Set exercise: Below are the records. Gather each line that holds "this".

Source code of charts:

::::

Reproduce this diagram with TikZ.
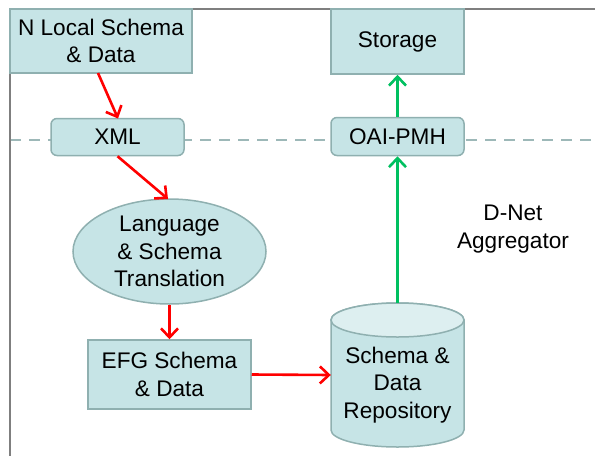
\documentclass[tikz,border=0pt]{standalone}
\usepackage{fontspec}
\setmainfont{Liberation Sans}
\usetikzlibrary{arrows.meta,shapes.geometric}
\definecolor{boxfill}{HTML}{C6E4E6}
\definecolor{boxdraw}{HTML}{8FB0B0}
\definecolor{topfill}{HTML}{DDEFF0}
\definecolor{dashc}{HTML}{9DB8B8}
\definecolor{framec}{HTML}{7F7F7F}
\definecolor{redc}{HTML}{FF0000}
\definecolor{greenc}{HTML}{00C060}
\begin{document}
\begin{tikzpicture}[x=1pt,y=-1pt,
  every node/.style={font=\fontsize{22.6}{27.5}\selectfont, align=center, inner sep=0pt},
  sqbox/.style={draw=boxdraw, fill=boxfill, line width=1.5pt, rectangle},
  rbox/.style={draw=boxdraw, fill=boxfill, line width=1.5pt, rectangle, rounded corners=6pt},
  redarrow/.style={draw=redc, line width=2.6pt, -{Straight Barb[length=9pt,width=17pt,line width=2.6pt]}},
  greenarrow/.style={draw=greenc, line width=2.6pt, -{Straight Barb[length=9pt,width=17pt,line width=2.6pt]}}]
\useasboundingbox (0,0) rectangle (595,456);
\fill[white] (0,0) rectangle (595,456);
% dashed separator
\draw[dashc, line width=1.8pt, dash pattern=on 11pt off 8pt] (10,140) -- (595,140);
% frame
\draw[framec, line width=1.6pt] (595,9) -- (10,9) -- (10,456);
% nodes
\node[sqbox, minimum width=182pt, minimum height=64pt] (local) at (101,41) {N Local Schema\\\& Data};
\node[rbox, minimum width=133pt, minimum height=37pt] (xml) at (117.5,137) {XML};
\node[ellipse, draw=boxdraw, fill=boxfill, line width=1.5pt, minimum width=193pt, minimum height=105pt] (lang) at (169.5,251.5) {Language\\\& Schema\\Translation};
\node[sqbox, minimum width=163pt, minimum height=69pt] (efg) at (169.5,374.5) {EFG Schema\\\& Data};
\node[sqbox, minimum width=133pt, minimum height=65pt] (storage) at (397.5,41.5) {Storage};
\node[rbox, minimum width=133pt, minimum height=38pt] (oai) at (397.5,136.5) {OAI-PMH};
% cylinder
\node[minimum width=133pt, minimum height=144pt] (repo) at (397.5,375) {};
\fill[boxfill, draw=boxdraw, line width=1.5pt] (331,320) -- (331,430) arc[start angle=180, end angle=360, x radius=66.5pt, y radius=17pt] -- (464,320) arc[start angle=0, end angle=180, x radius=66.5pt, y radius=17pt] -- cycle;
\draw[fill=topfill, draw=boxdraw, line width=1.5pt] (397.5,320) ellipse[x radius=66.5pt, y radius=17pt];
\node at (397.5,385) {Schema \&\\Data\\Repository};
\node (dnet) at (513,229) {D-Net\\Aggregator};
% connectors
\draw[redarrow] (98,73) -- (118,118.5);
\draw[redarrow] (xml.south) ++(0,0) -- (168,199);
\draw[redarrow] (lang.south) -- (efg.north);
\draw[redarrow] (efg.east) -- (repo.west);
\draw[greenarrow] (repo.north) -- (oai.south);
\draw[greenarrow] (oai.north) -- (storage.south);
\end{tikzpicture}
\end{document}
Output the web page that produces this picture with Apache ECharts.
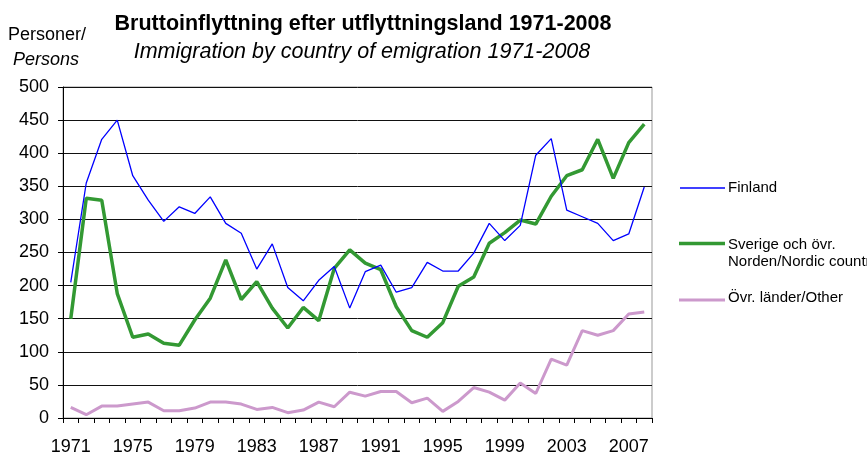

::::

Exercise result:
Reproduce this diagram with TikZ.
Output the web page that produces this picture with Apache ECharts.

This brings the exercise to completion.